No Water in 80 Acapulco Neighborhoods
(Acapulco, JG 29 June) Over 80 neighborhoods in Acapulco have no running water. The local water authority, CAPAMA, spends over $1 million pesos per month for distribution by water trucks, which arrive once or twice a week to let residents fill up buckets and tubs for drinking, bathing and flushing toilets. This translates into 3,600 truckloads per month per truck, and 28 trucks are in operation. Each load costs the utility $300 pesos.
The reasons for water shortages are the same as ever, according to Manuel Santos Navarrete, the recently appointed director of the utility: problems in the water distribution and pumping system, lack of a network that reaches all residences, and water treatment facilities that can only operate at half capacity or less. The director said that CAPAMA’s 28 water trucks serve around 84,000 families per month in the 80 neighborhoods without any other water service.
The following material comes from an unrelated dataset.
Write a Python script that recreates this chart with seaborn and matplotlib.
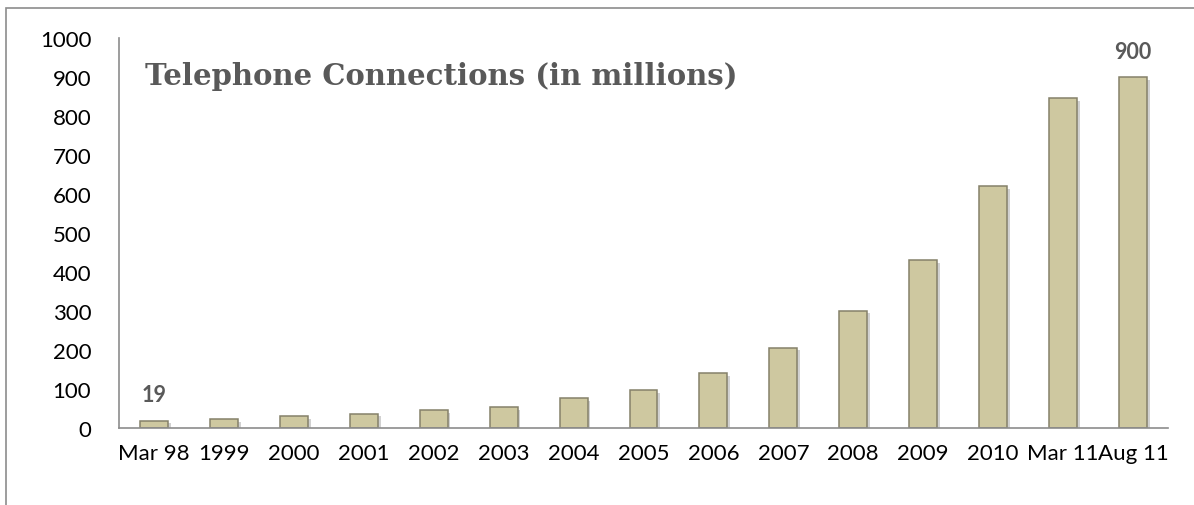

When asked about the water problem, Acapulco mayor Manuel Añorve Baños, himself a former director of the water utility, explained that water shortages in the outlying suburbs were caused by an equipment failure in the El Cayaco water treatment plant, and that the problem has been corrected, and that service will be restored soon to several zones of the city.
Residents of Garita, on the upslope above the Maxi-tunnel have been without water service for anywhere from 17 days to a month. They have taken to the streets in protest. Last Monday, they blocked the highway between Acapulco and Mexico City for several hours. The city sent a large number of police and military to the place of the blockade. The mayor said they were there for “security reasons.” The demonstrators said it was to intimidate them.